**PROBLEM:**
Include in the output exactly the lines from the opening of the data through the line containing "scale_max = 180000", and nothing more.

**SUPPLIED MATERIAL:**

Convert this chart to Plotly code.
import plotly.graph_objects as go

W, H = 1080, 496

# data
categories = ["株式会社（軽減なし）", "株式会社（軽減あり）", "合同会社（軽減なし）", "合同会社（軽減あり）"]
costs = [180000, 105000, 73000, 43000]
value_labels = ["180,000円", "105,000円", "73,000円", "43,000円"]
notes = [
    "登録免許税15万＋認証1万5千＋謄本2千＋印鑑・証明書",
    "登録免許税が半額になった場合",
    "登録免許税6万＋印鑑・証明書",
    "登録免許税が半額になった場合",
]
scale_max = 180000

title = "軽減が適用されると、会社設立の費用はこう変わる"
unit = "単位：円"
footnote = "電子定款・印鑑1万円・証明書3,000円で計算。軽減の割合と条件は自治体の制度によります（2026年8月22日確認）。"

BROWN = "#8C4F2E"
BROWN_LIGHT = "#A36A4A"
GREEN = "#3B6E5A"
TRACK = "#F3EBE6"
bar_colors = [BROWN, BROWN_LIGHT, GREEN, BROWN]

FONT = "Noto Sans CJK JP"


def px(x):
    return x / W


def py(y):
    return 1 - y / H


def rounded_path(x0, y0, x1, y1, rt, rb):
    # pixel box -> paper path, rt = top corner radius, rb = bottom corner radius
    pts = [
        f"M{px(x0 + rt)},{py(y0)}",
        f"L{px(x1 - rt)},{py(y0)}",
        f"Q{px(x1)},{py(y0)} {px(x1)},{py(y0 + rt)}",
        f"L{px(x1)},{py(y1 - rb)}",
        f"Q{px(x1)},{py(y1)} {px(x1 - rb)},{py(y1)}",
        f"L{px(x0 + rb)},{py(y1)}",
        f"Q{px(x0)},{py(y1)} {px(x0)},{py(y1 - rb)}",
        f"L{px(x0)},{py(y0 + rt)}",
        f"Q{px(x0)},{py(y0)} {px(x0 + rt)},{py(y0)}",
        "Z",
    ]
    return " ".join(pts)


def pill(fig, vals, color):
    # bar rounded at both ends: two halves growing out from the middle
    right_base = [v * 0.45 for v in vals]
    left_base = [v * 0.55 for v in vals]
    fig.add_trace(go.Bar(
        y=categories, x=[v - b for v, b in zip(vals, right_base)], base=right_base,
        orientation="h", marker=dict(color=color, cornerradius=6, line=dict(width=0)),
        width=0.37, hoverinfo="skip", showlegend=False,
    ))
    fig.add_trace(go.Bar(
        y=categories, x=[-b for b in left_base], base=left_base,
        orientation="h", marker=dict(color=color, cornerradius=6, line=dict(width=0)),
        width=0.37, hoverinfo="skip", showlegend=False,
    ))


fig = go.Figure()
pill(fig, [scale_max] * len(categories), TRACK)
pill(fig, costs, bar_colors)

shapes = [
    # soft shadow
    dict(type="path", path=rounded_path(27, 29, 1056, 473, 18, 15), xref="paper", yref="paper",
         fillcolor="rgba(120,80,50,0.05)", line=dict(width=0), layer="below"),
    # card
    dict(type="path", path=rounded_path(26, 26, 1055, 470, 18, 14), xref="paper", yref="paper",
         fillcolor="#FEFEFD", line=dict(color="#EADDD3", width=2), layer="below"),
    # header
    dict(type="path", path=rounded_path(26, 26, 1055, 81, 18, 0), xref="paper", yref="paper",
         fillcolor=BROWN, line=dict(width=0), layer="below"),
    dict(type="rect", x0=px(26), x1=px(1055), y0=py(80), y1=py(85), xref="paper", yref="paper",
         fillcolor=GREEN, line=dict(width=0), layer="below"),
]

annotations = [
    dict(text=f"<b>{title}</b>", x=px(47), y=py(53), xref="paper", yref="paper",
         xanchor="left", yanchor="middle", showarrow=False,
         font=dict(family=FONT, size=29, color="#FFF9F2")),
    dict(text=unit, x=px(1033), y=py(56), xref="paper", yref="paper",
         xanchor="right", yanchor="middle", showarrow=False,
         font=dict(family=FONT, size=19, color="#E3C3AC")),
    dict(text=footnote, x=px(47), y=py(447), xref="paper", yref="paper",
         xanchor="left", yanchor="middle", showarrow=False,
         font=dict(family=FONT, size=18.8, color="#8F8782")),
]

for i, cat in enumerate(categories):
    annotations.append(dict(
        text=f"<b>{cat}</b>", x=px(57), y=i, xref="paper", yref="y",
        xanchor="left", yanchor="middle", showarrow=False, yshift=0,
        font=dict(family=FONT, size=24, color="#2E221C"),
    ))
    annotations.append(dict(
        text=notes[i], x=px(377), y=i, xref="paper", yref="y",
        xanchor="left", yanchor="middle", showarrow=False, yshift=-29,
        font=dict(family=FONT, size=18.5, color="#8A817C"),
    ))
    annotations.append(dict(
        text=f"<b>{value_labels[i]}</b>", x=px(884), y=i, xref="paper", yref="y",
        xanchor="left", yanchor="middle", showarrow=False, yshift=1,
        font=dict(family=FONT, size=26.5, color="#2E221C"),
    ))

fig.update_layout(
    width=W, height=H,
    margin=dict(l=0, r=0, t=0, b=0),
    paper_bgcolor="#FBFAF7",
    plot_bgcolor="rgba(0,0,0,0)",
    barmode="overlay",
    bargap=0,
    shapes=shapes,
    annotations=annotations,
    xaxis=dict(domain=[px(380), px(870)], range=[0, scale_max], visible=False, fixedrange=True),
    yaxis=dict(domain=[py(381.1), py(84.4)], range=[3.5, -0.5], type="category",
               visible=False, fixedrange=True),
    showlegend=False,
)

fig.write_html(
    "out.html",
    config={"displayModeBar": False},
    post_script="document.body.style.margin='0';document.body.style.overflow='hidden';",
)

**TASK ANSWER:**
Convert this chart to Plotly code.
import plotly.graph_objects as go

W, H = 1080, 496

# data
categories = ["株式会社（軽減なし）", "株式会社（軽減あり）", "合同会社（軽減なし）", "合同会社（軽減あり）"]
costs = [180000, 105000, 73000, 43000]
value_labels = ["180,000円", "105,000円", "73,000円", "43,000円"]
notes = [
    "登録免許税15万＋認証1万5千＋謄本2千＋印鑑・証明書",
    "登録免許税が半額になった場合",
    "登録免許税6万＋印鑑・証明書",
    "登録免許税が半額になった場合",
]
scale_max = 180000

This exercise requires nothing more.